Skinny Acer notebook delivers six-day battery life
Just ask Windows 7
Acer appears to have found a solution to notebook users' battery life woes. Its Aspire Timeline 1810TZ apparently delivers a 10x improvement in runtime when compared to other thin'n'light laptops equipped with six-cell lithium-ion batteries.
After five hours' usage at a day-long conference the other day, we thought we'd check on how well the Windows 7-based machine would continue to run. We were staggered to that, despite using up almost 60 per cent of the notebook's charge, we still had a whopping 66 hours left to go.
On that basis, we calculate that the 65.5 hours runtime from a 41 per cent charge means that, when topped up, the battery would drive the 1810TZ for 159 hours 45 minutes.
Or just over six-and-a-half days, if you prefer.
Given most laptops struggle to deliver six-and-a-half hours of battery life, we think we're onto a good thing here.
Then again, it might just be a Windows 7 bug.
Sob. ®
COMMENTS
@eugene
To be fair I never said it provided a 'runtime' but since runtime is a very simple calculation of "power remaining / consumption" it's really neither here nor there. Windows is at fault here, it's an issue I've personally never seen with linux (or OSX on the rare occasions I've used it).
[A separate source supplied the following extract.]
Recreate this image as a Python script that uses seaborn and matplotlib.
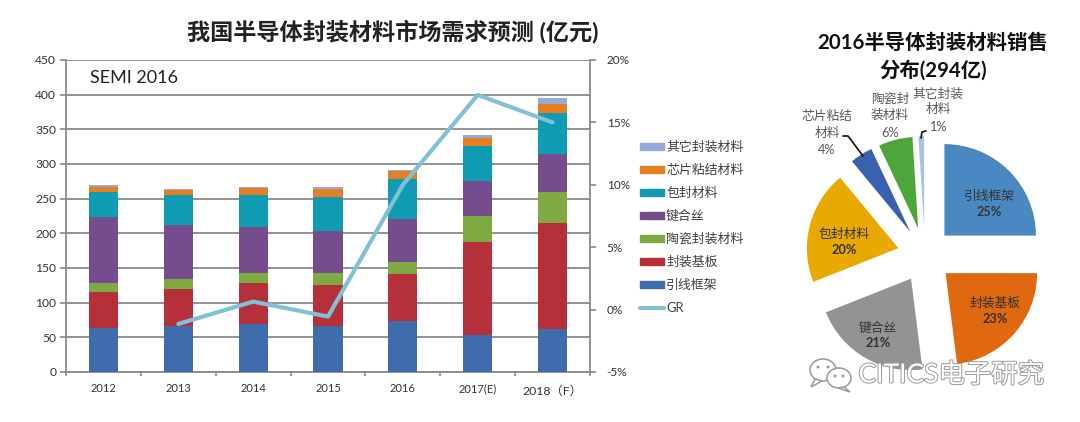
import numpy as np
import pandas as pd
import seaborn as sns
import matplotlib.pyplot as plt
import matplotlib.patheffects as pe
from matplotlib.lines import Line2D
from matplotlib.patches import Ellipse, Polygon, Patch
from matplotlib.ticker import MultipleLocator, FixedLocator, FuncFormatter
from matplotlib.transforms import ScaledTranslation

W, H = 1080, 422

years = ['2012', '2013', '2014', '2015', '2016', '2017(E)', '2018（F）']
# 每层的数值 (亿元), 从图上读的
leadframe = [64, 67, 69.5, 67, 73, 53, 62]
substrate = [51, 53, 58.5, 58, 69, 134, 153]
ceramic = [13, 14, 14.5, 17.5, 17, 38.5, 44]
bonding = [95, 78, 66.5, 60.5, 61, 50.5, 56]
encapsulant = [36, 44, 47, 50, 58.5, 50, 58]
die_attach = [8, 6, 9, 11, 11.5, 11, 14]
other = [3, 2.5, 2, 3, 2, 5.5, 8.5]
gr = [np.nan, -1.15, 0.64, -0.56, 10.0, 17.2, 15.0]

series_names = ['引线框架', '封装基板', '陶瓷封装材料', '键合丝', '包封材料', '芯片粘结材料', '其它封装材料']
series_values = [leadframe, substrate, ceramic, bonding, encapsulant, die_attach, other]
series_colors = ['#3F6DAB', '#B5303A', '#7FAA42', '#754C8E', '#0F9BB2', '#E67E22', '#96ABD9']

pie_names = ['引线框架', '封装基板', '键合丝', '包封材料', '芯片粘结材料', '陶瓷封装材料', '其它封装材料']
pie_values = [25, 23, 21, 20, 4, 6, 1]
pie_colors = ['#4A88C2', '#E0690F', '#939393', '#E8A902', '#3A60B0', '#4EA53C', '#A3C4E8']

sns.set_theme(style='white')
plt.rcParams['font.family'] = ['Lato', 'Noto Sans CJK SC', 'DejaVu Sans']

fig = plt.figure(figsize=(W / 100, H / 100), dpi=100)


def px_axes(x0, y0, x1, y1):
    # 像素坐标 (左上为原点) 转成 figure 的比例
    return fig.add_axes([x0 / W, 1 - y1 / H, (x1 - x0) / W, (y1 - y0) / H])


def px_text(x, y, s, **kw):
    kw.setdefault('ha', 'center')
    kw.setdefault('va', 'center')
    return fig.text(x / W, 1 - y / H, s, **kw)


# 左图: 堆叠柱 + 增长率折线
ax = px_axes(66, 60, 590, 372)
df = pd.DataFrame({'year': years})
bottom = np.zeros(len(years))
for name, vals, col in zip(series_names, series_values, series_colors):
    df[name] = vals
    sns.barplot(data=df, x='year', y=name, bottom=bottom, color=col, width=0.39,
                saturation=1, ax=ax, zorder=3, linewidth=0)
    bottom = bottom + np.array(vals)

ax.set_xlim(-0.5, len(years) - 0.5)
ax.set_ylim(0, 450)
ax.yaxis.set_major_locator(MultipleLocator(50))
ax.set_xlabel('')
ax.set_ylabel('')
ax.grid(axis='y', color='#8A8A8A', lw=1.3, zorder=0)
ax.set_axisbelow(True)
ax.tick_params(axis='y', length=4, width=1.2, color='#8A8A8A', labelsize=8.7, labelcolor='#333333', pad=3, left=True)
ax.tick_params(axis='x', which='major', length=0, labelsize=8, labelcolor='#333333', pad=8)
ax.xaxis.set_minor_locator(FixedLocator(np.arange(len(years) + 1) - 0.5))
ax.tick_params(axis='x', which='minor', length=3, width=1.2, color='#8A8A8A', bottom=True)
for s in ['top', 'left', 'right', 'bottom']:
    ax.spines[s].set_color('#8A8A8A')
    ax.spines[s].set_linewidth(1.3)
ax.spines['top'].set_visible(False)

# 2018 的标签比其它的低一点
last = ax.get_xticklabels()[-1]
last.set_transform(last.get_transform() + ScaledTranslation(0, -2 / 100, fig.dpi_scale_trans))
last.set_fontsize(8.8)

ax2 = ax.twinx()
sns.lineplot(x=np.arange(len(years)), y=gr, color='#82C1D5', lw=3, ax=ax2, sort=False, errorbar=None)
ax2.set_ylim(-5, 20)
ax2.yaxis.set_major_locator(MultipleLocator(5))
ax2.yaxis.set_major_formatter(FuncFormatter(lambda v, p: f'{v:.0f}%'))
ax2.grid(False)
ax2.tick_params(axis='y', length=4, width=1.2, color='#8A8A8A', labelsize=8.5, labelcolor='#333333', pad=8, right=True)
for s in ax2.spines.values():
    s.set_visible(False)

handles = [Patch(color=c, label=n) for n, c in zip(series_names, series_colors)][::-1]
handles.append(Line2D([], [], color='#82C1D5', lw=3, label='GR'))
fig.legend(handles=handles, loc='upper left', bbox_to_anchor=(628 / W, 1 - 129 / H), frameon=False,
           fontsize=9.3, handlelength=1.9, handleheight=0.5, handletextpad=0.15, labelspacing=0.84,
           labelcolor='#404040', borderpad=0.4)

px_text(134, 78, 'SEMI 2016', fontsize=13, color='#222222')
px_text(393, 31, '我国半导体封装材料市场需求预测 (亿元)', fontsize=16.7, fontweight='bold', color='#222222')

# 右图: 分离的饼图
pie_ax = px_axes(925 - 137.25, 255 - 137.25, 925 + 137.25, 255 + 137.25)
pie_ax.pie(pie_values, colors=pie_colors, explode=[0.3] * len(pie_values), startangle=90,
           counterclock=False, radius=1, wedgeprops={'lw': 0})
pie_ax.set_xlim(-1.5, 1.5)
pie_ax.set_ylim(-1.5, 1.5)
pie_ax.axis('off')

px_text(933, 43, '2016半导体封装材料销售', fontsize=14.7, fontweight='bold', color='#111111')
px_text(933, 70, '分布(294亿)', fontsize=14.7, fontweight='bold', color='#111111')

inner = [(989, 196, '引线框架', 212, '25%'), (995, 303, '封装基板', 319, '23%'),
         (878, 328, '键合丝', 343, '21%'), (844, 234, '包封材料', 250, '20%')]
for x, y, name, y2, pct in inner:
    px_text(x, y, name, fontsize=9.2, color='#333333')
    px_text(x, y2, pct, fontsize=9.2, color='#333333', fontweight='bold')

outer = [(827, [116, 133, 150], ['芯片粘结', '材料', '4%']),
         (890, [99, 115, 133], ['陶瓷封', '装材料', '6%']),
         (938, [94, 109, 127], ['其它封装', '材料', '1%'])]
for x, ys, lines in outer:
    for y, s in zip(ys, lines):
        px_text(x, y, s, fontsize=9.2, color='#595959')

# 引导线
for xs, ys in [([843, 848, 863], [136, 136, 156]), ([926, 922, 921], [131, 132, 138])]:
    fig.add_artist(Line2D(np.array(xs) / W, 1 - np.array(ys) / H, color='#111111', lw=1.2))

# 水印
stroke = [pe.withStroke(linewidth=1.4, foreground='#9A9A9A')]
px_text(951, 375, 'CITICS电子研究', fontsize=19, color='white', path_effects=stroke, zorder=20)
ov = fig.add_axes([0, 0, 1, 1], zorder=15)
ov.set_xlim(0, W)
ov.set_ylim(H, 0)
ov.axis('off')
ov.patch.set_alpha(0)
ov.add_patch(Ellipse((823, 370), 26, 22, fc='white', ec='#9A9A9A', lw=1.1))
ov.add_patch(Polygon([[815, 379], [811, 387], [822, 381]], fc='white', ec='#9A9A9A', lw=1.1))
ov.add_patch(Ellipse((839, 378), 24, 20, fc='white', ec='#9A9A9A', lw=1.1))
ov.add_patch(Polygon([[844, 387], [850, 392], [838, 388]], fc='white', ec='#9A9A9A', lw=1.1))
for ex, ey in [(818, 367), (828, 367), (835, 376), (843, 376)]:
    ov.add_patch(Ellipse((ex, ey), 3, 3, fc='#9A9A9A', ec='none'))

fig.savefig('out.png', dpi=100, facecolor='white')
Even if provided with incorrect values Windows would appear to be failing to apply any sort of sanity checking (par for the course with MS software), it would be more correct to display 'Unknown' than a runtime value which is clearly incorrect.
65 hours in six days?
There's me living 24h days, but apparently you computer types go to bed when it gets dark and don't recall/notice any changes when opening their eyes when the light slowly returns.
"Hey that car parked in front of the neighbours tunneled away, never started up."
Strange.
Makes me think
of the new mac ads - it wont have any of the problems my other os has - trust me...
Wow
That's just on the 'balanced' setting. What do you get under 'power saving' ? ; -)
batteries forget
@Anonymous Coward
Batteries will not tell the computer how much runtime is left. They can tell the computer the current power consumption, how much power has been put back into the battery during the last charge, the battery's capacity, and stuff like that. The computer then calculates the runtime from that data. I've seen large numbers like that after coming out of standby, like the other AC mentioned. Fixes itself quickly.
The full-charge-discharge calibration sequence is real - it might take a few months for a battery to reach you - the cells would have self-discharged a little. The battery's chip doesn't account for that, so a full discharge-recharge cycle will recalibrate it.